Brazilian association football club based in Londrina, Paraná

Londrina Esporte Clube, more commonly referred to as Londrina, is a Brazilian professional football club in Londrina, Paraná, which currently plays in Série B, the second tier of Brazilian football, after being promotion from Série C in 2025. They also play in the Campeonato Paranaense, the top division of the Paraná state football league.

The club was founded on April 5, 1956, and originally played at the Vitorino Gonçalves Dias stadium. Their current stadium, the Estádio do Café was built for Londrina's participation in the 1976 Brazilian league championship.

The most successful period for Londrina came between 1976 and 1982 when Londrina competed in Brazil's top league for 6 seasons. They were relegated for the 1980 season but claimed their only national league title by becoming champions of the second division. They have also won the state championship four times, as well as claiming 12 Campeonato do Interior Paranaense titles.

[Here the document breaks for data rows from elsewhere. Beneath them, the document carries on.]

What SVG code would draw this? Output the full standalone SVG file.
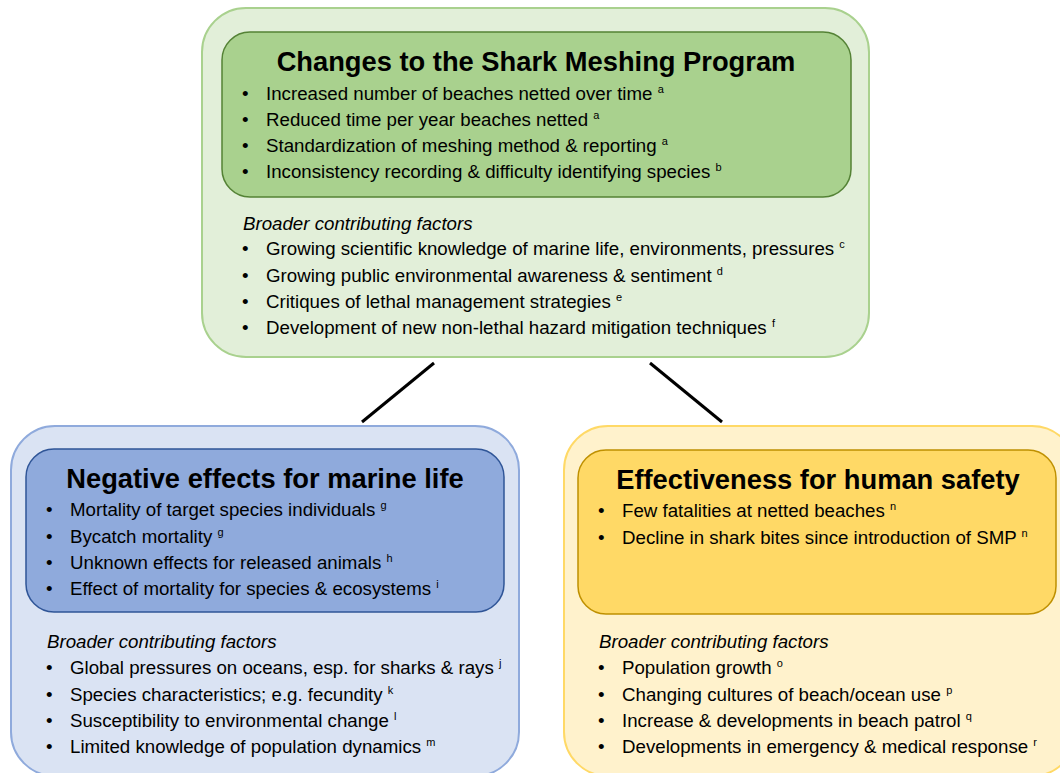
<svg xmlns="http://www.w3.org/2000/svg" width="1060" height="773" viewBox="0 0 1060 773">
<style>
text{font-family:"Liberation Sans",Arial,Helvetica,sans-serif;fill:#000}
.t{font-size:27.3px;font-weight:bold;text-anchor:middle}
.b{font-size:18.7px}
.i{font-size:18.7px;font-style:italic}
.s{font-size:11px}
.con{stroke:#000;stroke-width:3;fill:none}
</style>
<rect width="1060" height="773" fill="#fff"/>
<g id="connectors">
<line class="con" x1="434" y1="363" x2="362" y2="422"/>
<line class="con" x1="650" y1="363" x2="722" y2="422"/>
</g>
<g id="node-changes">
<rect x="202" y="8" width="667" height="349" rx="44" fill="#e2efd9" stroke="#a9d18e" stroke-width="2"/>
<rect x="222" y="32" width="629" height="165" rx="28" fill="#a9d18e" stroke="#548235" stroke-width="1.5"/>
<text class="t" x="536" y="71">Changes to the Shark Meshing Program</text>
<text class="b" x="242" y="100">•</text><text class="b" x="266" y="100">Increased number of beaches netted over time <tspan class="s" dy="-7">a</tspan></text>
<text class="b" x="242" y="126">•</text><text class="b" x="266" y="126">Reduced time per year beaches netted <tspan class="s" dy="-7">a</tspan></text>
<text class="b" x="242" y="152">•</text><text class="b" x="266" y="152">Standardization of meshing method &amp; reporting <tspan class="s" dy="-7">a</tspan></text>
<text class="b" x="242" y="178">•</text><text class="b" x="266" y="178">Inconsistency recording &amp; difficulty identifying species <tspan class="s" dy="-7">b</tspan></text>
<text class="i" x="243" y="230">Broader contributing factors</text>
<text class="b" x="242" y="255">•</text><text class="b" x="266" y="255">Growing scientific knowledge of marine life, environments, pressures <tspan class="s" dy="-7">c</tspan></text>
<text class="b" x="242" y="282">•</text><text class="b" x="266" y="282">Growing public environmental awareness &amp; sentiment <tspan class="s" dy="-7">d</tspan></text>
<text class="b" x="242" y="308">•</text><text class="b" x="266" y="308">Critiques of lethal management strategies <tspan class="s" dy="-7">e</tspan></text>
<text class="b" x="242" y="334">•</text><text class="b" x="266" y="334">Development of new non-lethal hazard mitigation techniques <tspan class="s" dy="-7">f</tspan></text>
</g>
<g id="node-marine">
<rect x="11" y="426" width="508" height="350" rx="44" fill="#dae3f3" stroke="#8faadc" stroke-width="2"/>
<rect x="26" y="449" width="478" height="163" rx="28" fill="#8faadc" stroke="#2f5597" stroke-width="1.5"/>
<text class="t" x="265" y="488">Negative effects for marine life</text>
<text class="b" x="46" y="516">•</text><text class="b" x="70" y="516">Mortality of target species individuals <tspan class="s" dy="-7">g</tspan></text>
<text class="b" x="46" y="543">•</text><text class="b" x="70" y="543">Bycatch mortality <tspan class="s" dy="-7">g</tspan></text>
<text class="b" x="46" y="569">•</text><text class="b" x="70" y="569">Unknown effects for released animals <tspan class="s" dy="-7">h</tspan></text>
<text class="b" x="46" y="595">•</text><text class="b" x="70" y="595">Effect of mortality for species &amp; ecosystems <tspan class="s" dy="-7">i</tspan></text>
<text class="i" x="47" y="648">Broader contributing factors</text>
<text class="b" x="46" y="674">•</text><text class="b" x="70" y="674">Global pressures on oceans, esp. for sharks &amp; rays <tspan class="s" dy="-7">j</tspan></text>
<text class="b" x="46" y="701">•</text><text class="b" x="70" y="701">Species characteristics; e.g. fecundity <tspan class="s" dy="-7">k</tspan></text>
<text class="b" x="46" y="727">•</text><text class="b" x="70" y="727">Susceptibility to environmental change <tspan class="s" dy="-7">l</tspan></text>
<text class="b" x="46" y="753">•</text><text class="b" x="70" y="753">Limited knowledge of population dynamics <tspan class="s" dy="-7">m</tspan></text>
</g>
<g id="node-safety">
<rect x="564" y="426" width="512" height="350" rx="44" fill="#fff2cc" stroke="#ffd966" stroke-width="2"/>
<rect x="578" y="450" width="478" height="164" rx="28" fill="#ffd966" stroke="#bf9000" stroke-width="1.5"/>
<text class="t" x="818" y="489">Effectiveness for human safety</text>
<text class="b" x="598" y="517">•</text><text class="b" x="622" y="517">Few fatalities at netted beaches <tspan class="s" dy="-7">n</tspan></text>
<text class="b" x="598" y="544">•</text><text class="b" x="622" y="544">Decline in shark bites since introduction of SMP <tspan class="s" dy="-7">n</tspan></text>
<text class="i" x="599" y="648">Broader contributing factors</text>
<text class="b" x="598" y="674">•</text><text class="b" x="622" y="674">Population growth <tspan class="s" dy="-7">o</tspan></text>
<text class="b" x="598" y="701">•</text><text class="b" x="622" y="701">Changing cultures of beach/ocean use <tspan class="s" dy="-7">p</tspan></text>
<text class="b" x="598" y="727">•</text><text class="b" x="622" y="727">Increase &amp; developments in beach patrol <tspan class="s" dy="-7">q</tspan></text>
<text class="b" x="598" y="753">•</text><text class="b" x="622" y="753">Developments in emergency &amp; medical response <tspan class="s" dy="-7">r</tspan></text>
</g>
</svg>
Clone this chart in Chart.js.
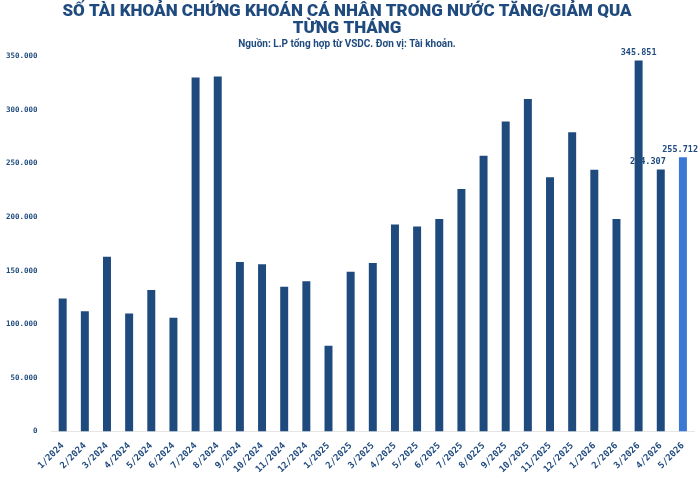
<!DOCTYPE html>
<html><head><meta charset="utf-8">
<script src="https://cdn.jsdelivr.net/npm/chart.js@4"></script>
<style>body{margin:0;background:#fff}#w{width:700px;height:478px}</style>
</head><body><div id="w"><canvas id="c"></canvas></div>
<script>
const labels = ['1/2024','2/2024','3/2024','4/2024','5/2024','6/2024','7/2024','8/2024','9/2024','10/2024','11/2024','12/2024',
  '1/2025','2/2025','3/2025','4/2025','5/2025','6/2025','7/2025','8/0225','9/2025','10/2025','11/2025','12/2025',
  '1/2026','2/2026','3/2026','4/2026','5/2026'];
const accounts = [124000,112000,163000,110000,132000,106000,330000,331000,158000,156000,135000,140000,
  80000,149000,157000,193000,191000,198000,226000,257000,289000,310000,237000,279000,
  244000,198000,345851,244307,255712];
const shownLabels = [26,27,28];
const fmt = v => Math.round(v).toString().replace(/\B(?=(\d{3})+(?!\d))/g,'.');
const mono = 'DejaVu Sans Mono';
const navy = '#1f4a7e';

const labelPlugin = {
  id:'vals',
  afterDatasetsDraw(chart){
    const ctx = chart.ctx, meta = chart.getDatasetMeta(0);
    ctx.save();
    ctx.font = 'bold 8.5px ' + mono; ctx.fillStyle = navy; ctx.textBaseline='bottom';
    shownLabels.forEach(i => {
      const el = meta.data[i];
      if (i === 27) { ctx.textAlign='right'; ctx.fillText(fmt(accounts[i]), el.x + 5, el.y - 3); }
      else if (i === 28) { ctx.textAlign='right'; ctx.fillText(fmt(accounts[i]), 698, el.y - 3); }
      else { ctx.textAlign='center'; ctx.fillText(fmt(accounts[i]), el.x, el.y - 3); }
    });
    ctx.restore();
  }
};

new Chart(document.getElementById('c'), {
  type:'bar',
  data:{labels, datasets:[{data:accounts,
    backgroundColor: accounts.map((v,i)=> i===28 ? '#3a78d4' : navy),
    barPercentage:0.36, categoryPercentage:1}]},
  options:{
    responsive:true, maintainAspectRatio:false, animation:false,
    layout:{padding:{left:0,right:6,top:0,bottom:2}},
    plugins:{
      legend:{display:false}, tooltip:{enabled:false},
      title:{display:true, text:['SỐ TÀI KHOẢN CHỨNG KHOÁN CÁ NHÂN TRONG NƯỚC TĂNG/GIẢM QUA','TỪNG THÁNG'],
        color:navy, font:{family:'Roboto', size:17, weight:'900', lineHeight:1.0}, padding:{top:3,bottom:0}},
      subtitle:{display:true, text:'Nguồn: L.P tổng hợp từ VSDC. Đơn vị: Tài khoản.', color:navy,
        font:{family:'Roboto', size:10, weight:'bold'}, padding:{top:1,bottom:6}}
    },
    scales:{
      x:{grid:{display:false}, border:{color:'#e5e5e5'},
        ticks:{color:navy, font:{family:mono, size:9, weight:'bold'}, maxRotation:45, minRotation:45, autoSkip:false, padding:1}},
      y:{min:0, max:350000, grid:{display:false}, border:{display:false},
        ticks:{stepSize:50000, color:navy, font:{family:mono, size:7.5, weight:'bold'}, padding:6, callback:v=>fmt(v)}}
    }
  },
  plugins:[labelPlugin]
});
</script></body></html>
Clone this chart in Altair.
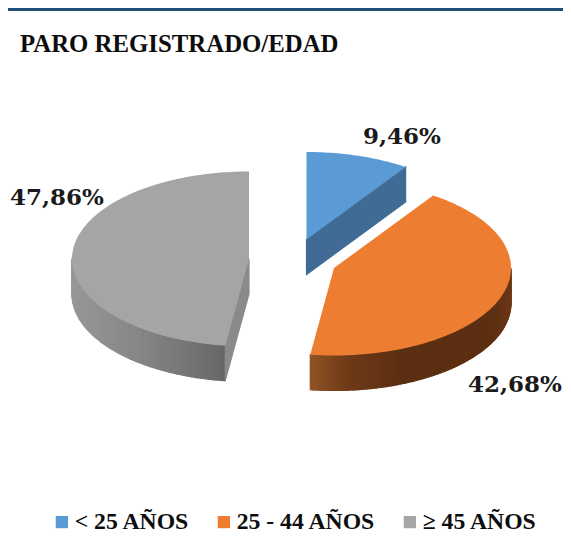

In 2013, Londrina finished in top place in the general classification of the Campeonato Paranaense. Although they did not qualify for the state championship final they won the Interior final and thereby qualified for a place in the Campeonato Brasileiro Série D, the fourth tier of the Brazilian league system and will also be placed in the draw for the first round of the Copa do Brasil.

==History==
Londrina was founded by a group of sportsmen who, after watching a friendly match between Nacional and Vasco da Gama in Rolândia, decided that they did not want to go to Rolândia to watch football. Instead, they founded a club in Londrina, their own city. The club, named Londrina Futebol e Regatas, was founded on April 5, 1956. They chose blue and white to be Londrina's colors.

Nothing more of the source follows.